### The request:
Take the lines from the one with "What matplotlib code" through the one with "fig.patch.set_facecolor('#c08cc6')", both ends kept, and reproduce them exactly without the pictures.
--- Start ---
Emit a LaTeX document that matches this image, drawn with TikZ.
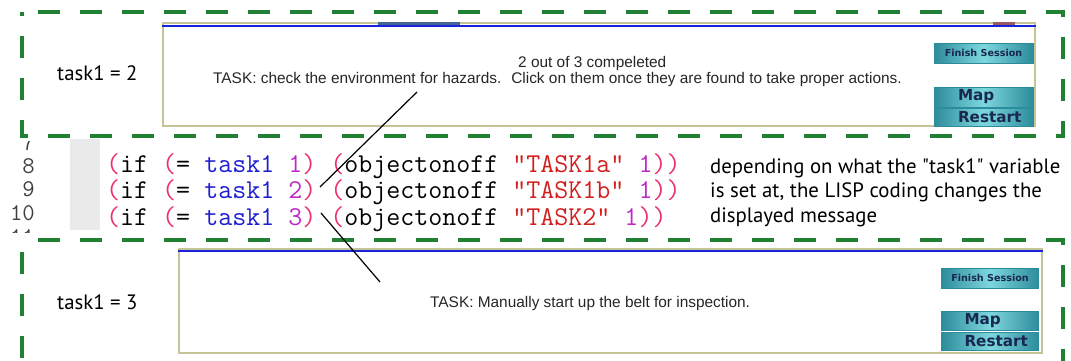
\documentclass[tikz,border=0pt]{standalone}
\usepackage{fontspec}
\setmainfont{Liberation Sans}
\newfontfamily\notefont{PT Sans}
\newfontfamily\btnfont{DejaVu Sans}
\usetikzlibrary{positioning}

\definecolor{dashgreen}{RGB}{32,128,52}
\definecolor{paneledge}{RGB}{196,196,150}
\definecolor{barblue}{RGB}{25,35,220}
\definecolor{tabblue}{RGB}{70,100,150}
\definecolor{tabred}{RGB}{150,90,100}
\definecolor{btndark}{RGB}{45,140,155}
\definecolor{btnlight}{RGB}{125,215,222}
\definecolor{btntext}{RGB}{25,40,80}
\definecolor{parcol}{RGB}{235,50,110}
\definecolor{varcol}{RGB}{30,30,210}
\definecolor{numcol}{RGB}{190,40,200}
\definecolor{strcol}{RGB}{210,30,30}
\definecolor{gutter}{RGB}{234,234,234}

\newcommand{\lp}{\textcolor{parcol}{(}}
\newcommand{\rp}{\textcolor{parcol}{)}}
\newcommand{\vr}[1]{\textcolor{varcol}{#1}}
\newcommand{\nm}[1]{\textcolor{numcol}{#1}}
\newcommand{\st}[1]{\textcolor{strcol}{#1}}

\begin{document}
\begin{tikzpicture}[x=1pt, y=-1pt, inner sep=0pt,
    dashbox/.style = {draw=dashgreen, line width=3.5pt, dash pattern=on 22pt off 20pt, dash phase=26pt},
    panel/.style = {draw=paneledge, line width=2.5pt, fill=white},
    bar/.style = {draw=barblue, line width=2pt},
    btn/.style = {draw=btndark, line width=0.8pt, left color=btndark, right color=btndark, middle color=btnlight, text=btntext, font=\btnfont\bfseries\fontsize{15.2}{15.2}\selectfont},
    smallbtn/.style = {btn, font=\btnfont\bfseries\fontsize{9.6}{9.6}\selectfont},
    code/.style = {anchor=base west, align=left, font=\ttfamily\fontsize{27.2}{23.5}\selectfont},
    lnum/.style = {anchor=base east, align=right, font=\ttfamily\fontsize{24}{23.5}\selectfont, text=black!75},
    note/.style = {anchor=base west, align=left, font=\notefont\fontsize{20.8}{24.5}\selectfont},
    lbl/.style = {anchor=base west, font=\notefont\fontsize{20.8}{20.8}\selectfont},
    scrtext/.style = {anchor=base west, font=\fontsize{15.4}{15.4}\selectfont, text=black!85},
    lead/.style = {draw=black, line width=1.2pt}]
    \useasboundingbox (0,0) rectangle (1071,360);
    \clip (0,0) rectangle (1071,360);

    % screen for task1 = 2
    \node[panel, minimum width=872pt, minimum height=103pt] (scr2) at (599,74.5) {};
    \fill[tabblue] (378,21.5) rectangle (460,26);
    \fill[tabred] (993,21.5) rectangle (1015,25);
    \draw[bar] ([yshift=-4pt]scr2.north west) -- ([yshift=-4pt]scr2.north east);
    \node[scrtext] (cnt) at (518,67) {2 out of 3 compeleted};
    \node[scrtext] (msg2) at (213,83) {TASK: check the environment for hazards.~ Click on them once they are found to take proper actions.};
    \node[smallbtn, minimum width=99pt, minimum height=20pt] (fin2) at (983.5,53) {Finish Session};
    \node[btn, minimum width=99pt, minimum height=20pt] (map2) at (983.5,97) {\makebox[51pt][l]{Map}};
    \node[btn, minimum width=99pt, minimum height=18pt] (rst2) at (983.5,117) {\makebox[51pt][l]{Restart}};
    \node[lbl] (t2) at (57,80) {task1 = 2};

    % screen for task1 = 3
    \node[panel, minimum width=863pt, minimum height=104pt] (scr3) at (610.5,301) {};
    \draw[bar] ([yshift=-3.5pt]scr3.north west) -- ([yshift=-3.5pt]scr3.north east);
    \node[scrtext] (msg3) at (430,307) {TASK: Manually start up the belt for inspection.};
    \node[smallbtn, minimum width=97pt, minimum height=20pt] (fin3) at (990,278) {Finish Session};
    \node[btn, minimum width=97pt, minimum height=19pt] (map3) at (990,321) {\makebox[51pt][l]{Map}};
    \node[btn, minimum width=97pt, minimum height=18pt] (rst3) at (990,341) {\makebox[51pt][l]{Restart}};
    \node[lbl] (t3) at (57,309) {task1 = 3};

    \draw[dashbox] (22,12) -- (1063,12) -- (1063,136) -- (22,136) -- cycle;
    \draw[dashbox] (22,240) -- (1063,240) -- (1063,400) -- (22,400) -- cycle;

    % lisp code (base of a multi-line node = bottom of its last line)
    \fill[gutter] (70,139) rectangle (100,230);
    \begin{scope}
        \clip (0,141) rectangle (60,232);
        \node[lnum] (n7) at (35,150) {7};
        \node[lnum] (n11) at (35,244) {11};
    \end{scope}
    \node[lnum] (nums) at (35,220) {8\\9\\10};
    \node[code] (lisp) at (106,225) {\lp{}if \lp{}= \vr{task1} \nm{1}\rp{} \lp{}objectonoff \st{"TASK1a"} \nm{1}\rp\rp\\
        \lp{}if \lp{}= \vr{task1} \nm{2}\rp{} \lp{}objectonoff \st{"TASK1b"} \nm{1}\rp\rp\\
        \lp{}if \lp{}= \vr{task1} \nm{3}\rp{} \lp{}objectonoff \st{"TASK2"} \nm{1}\rp\rp};
    \node[note] (expl) at (710,222) {depending on what the "task1" variable\\is set at, the LISP coding changes the\\displayed message};

    \coordinate (hz) at (417,92);
    \coordinate (c9) at (320,187);
    \coordinate (c10) at (321,213);
    \coordinate (belt) at (380,282);
    \draw[lead] (hz) -- (c9);
    \draw[lead] (c10) -- (belt);
\end{tikzpicture}
\end{document}
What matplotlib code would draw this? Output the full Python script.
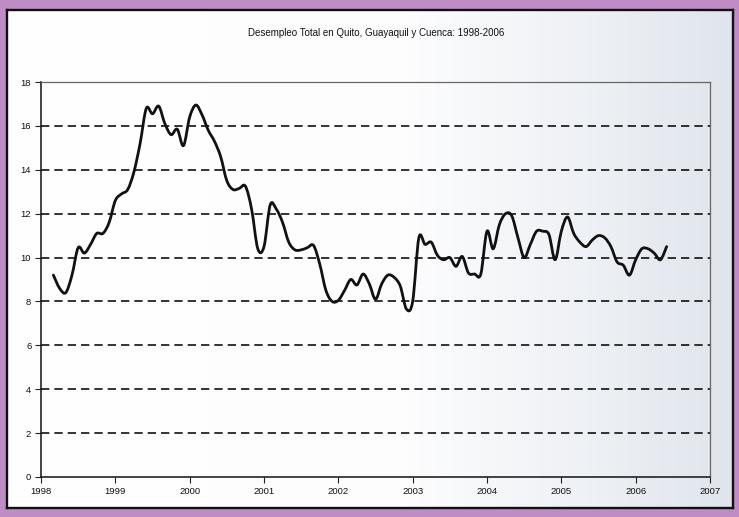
import numpy as np
import matplotlib
matplotlib.use("Agg")
import matplotlib.pyplot as plt
from matplotlib.path import Path
from matplotlib.patches import PathPatch
from matplotlib.colors import LinearSegmentedColormap

title = "Desempleo Total en Quito, Guayaquil y Cuenca: 1998-2006"
start_year = 1998 + 2 / 12.0   # March 1998, monthly data
values = [
    9.2, 8.6, 8.4, 9.2, 10.45, 10.2, 10.6, 11.1, 11.1, 11.6,
    12.6, 12.9, 13.1, 13.9, 15.2, 16.8, 16.55, 16.9, 16.1, 15.6,
    15.85, 15.1, 16.4, 16.95, 16.5, 15.8, 15.3, 14.6, 13.5, 13.1,
    13.15, 13.25, 12.2, 10.4, 10.5, 12.4, 12.2, 11.6, 10.7, 10.35,
    10.35, 10.45, 10.55, 9.7, 8.5, 8.0, 8.05, 8.5, 9.0, 8.75,
    9.25, 8.8, 8.1, 8.8, 9.2, 9.1, 8.7, 7.65, 8.0, 10.9,
    10.6, 10.7, 10.1, 9.9, 10.0, 9.6, 10.05, 9.3, 9.25, 9.25,
    11.2, 10.4, 11.5, 12.0, 11.9, 10.9, 10.0, 10.6, 11.2, 11.2,
    11.05, 9.9, 11.2, 11.85, 11.1, 10.7, 10.5, 10.8, 11.0, 10.9,
    10.5, 9.8, 9.65, 9.2, 9.9, 10.4, 10.4, 10.2, 9.9, 10.5,
]
x_ticks = list(range(1998, 2008))
y_ticks = list(range(0, 19, 2))

plt.rcParams['font.family'] = ['Liberation Sans', 'DejaVu Sans']

fig = plt.figure(figsize=(7.39, 5.17), dpi=100)
fig.patch.set_facecolor('#c08cc6')

# page panel with a faint left-to-right tint, as in the scan
bg = fig.add_axes([7 / 739, 1 - 508 / 517, 726 / 739, 498 / 517])
bg.set_zorder(-10)
cmap = LinearSegmentedColormap.from_list(
    'paper', [(0.0, '#ffffff'), (0.55, '#fdfdfe'), (0.8, '#eef1f5'), (1.0, '#e0e5ed')])
bg.imshow(np.linspace(0, 1, 256)[None, :], aspect='auto', cmap=cmap,
          extent=[0, 1, 0, 1], interpolation='bilinear')
bg.set_xticks([])
bg.set_yticks([])
for s in bg.spines.values():
    s.set_linewidth(1.7)
    s.set_color('#111111')

ax = fig.add_axes([41 / 739, 1 - 477 / 517, 669 / 739, 395 / 517])
ax.set_zorder(5)
ax.set_facecolor('none')

x = start_year + np.arange(len(values)) / 12.0
y = np.array(values)

# smoothed line (Catmull-Rom as cubic Bezier segments), like a spreadsheet smoothed line
verts = [(x[0], y[0])]
codes = [Path.MOVETO]
n = len(x)
for i in range(n - 1):
    p0 = np.array([x[max(i - 1, 0)], y[max(i - 1, 0)]])
    p1 = np.array([x[i], y[i]])
    p2 = np.array([x[i + 1], y[i + 1]])
    p3 = np.array([x[min(i + 2, n - 1)], y[min(i + 2, n - 1)]])
    c1 = p1 + (p2 - p0) / 6.0
    c2 = p2 - (p3 - p1) / 6.0
    verts += [tuple(c1), tuple(c2), tuple(p2)]
    codes += [Path.CURVE4] * 3
ax.add_patch(PathPatch(Path(verts, codes), facecolor='none', edgecolor='#111111',
                       linewidth=2.0, capstyle='round', joinstyle='round', zorder=3))

ax.set_xlim(1998, 2007)
ax.set_ylim(0, 18)
ax.set_xticks(x_ticks)
ax.set_xticklabels([str(t) for t in x_ticks])
ax.set_yticks(y_ticks)
ax.set_yticklabels([str(t) for t in y_ticks])
for yv in y_ticks[1:-1]:
    ax.axhline(yv, color='#111111', linestyle=(0, (5, 3)), linewidth=1.2, zorder=1)

ax.tick_params(axis='both', labelsize=6.8, length=4, width=0.8, color='#222222',
               direction='out', pad=3, labelcolor='#111111')
ax.spines['left'].set_color('#111111')
ax.spines['bottom'].set_color('#111111')
ax.spines['left'].set_linewidth(1.1)
ax.spines['bottom'].set_linewidth(1.1)
ax.spines['top'].set_color('#666666')
ax.spines['right'].set_color('#666666')
ax.spines['top'].set_linewidth(0.9)
ax.spines['right'].set_linewidth(0.9)

fig.text(376 / 739, 1 - 33 / 517, title, ha='center', va='center', fontsize=7,
         color='#111111', zorder=6)

fig.savefig('out.png', dpi=100, facecolor=fig.get_facecolor())
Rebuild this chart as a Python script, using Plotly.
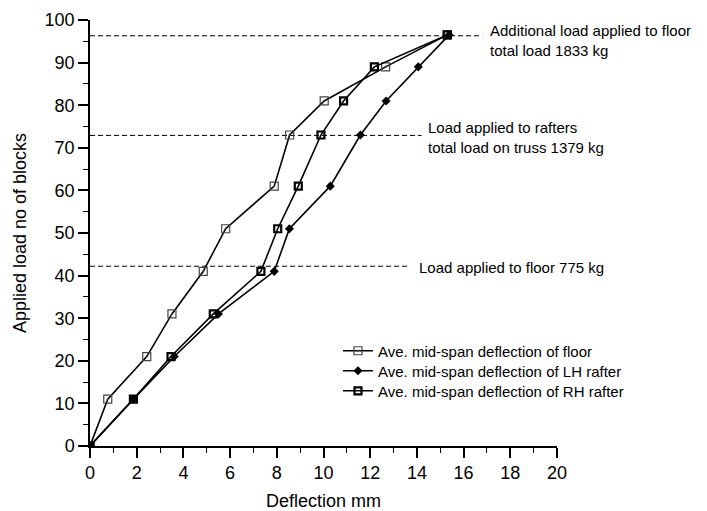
--- End ---
### Result for this exercise:
What matplotlib code would draw this? Output the full Python script.
import numpy as np
import matplotlib
matplotlib.use("Agg")
import matplotlib.pyplot as plt
from matplotlib.path import Path
from matplotlib.patches import PathPatch
from matplotlib.colors import LinearSegmentedColormap

title = "Desempleo Total en Quito, Guayaquil y Cuenca: 1998-2006"
start_year = 1998 + 2 / 12.0   # March 1998, monthly data
values = [
    9.2, 8.6, 8.4, 9.2, 10.45, 10.2, 10.6, 11.1, 11.1, 11.6,
    12.6, 12.9, 13.1, 13.9, 15.2, 16.8, 16.55, 16.9, 16.1, 15.6,
    15.85, 15.1, 16.4, 16.95, 16.5, 15.8, 15.3, 14.6, 13.5, 13.1,
    13.15, 13.25, 12.2, 10.4, 10.5, 12.4, 12.2, 11.6, 10.7, 10.35,
    10.35, 10.45, 10.55, 9.7, 8.5, 8.0, 8.05, 8.5, 9.0, 8.75,
    9.25, 8.8, 8.1, 8.8, 9.2, 9.1, 8.7, 7.65, 8.0, 10.9,
    10.6, 10.7, 10.1, 9.9, 10.0, 9.6, 10.05, 9.3, 9.25, 9.25,
    11.2, 10.4, 11.5, 12.0, 11.9, 10.9, 10.0, 10.6, 11.2, 11.2,
    11.05, 9.9, 11.2, 11.85, 11.1, 10.7, 10.5, 10.8, 11.0, 10.9,
    10.5, 9.8, 9.65, 9.2, 9.9, 10.4, 10.4, 10.2, 9.9, 10.5,
]
x_ticks = list(range(1998, 2008))
y_ticks = list(range(0, 19, 2))

plt.rcParams['font.family'] = ['Liberation Sans', 'DejaVu Sans']

fig = plt.figure(figsize=(7.39, 5.17), dpi=100)
fig.patch.set_facecolor('#c08cc6')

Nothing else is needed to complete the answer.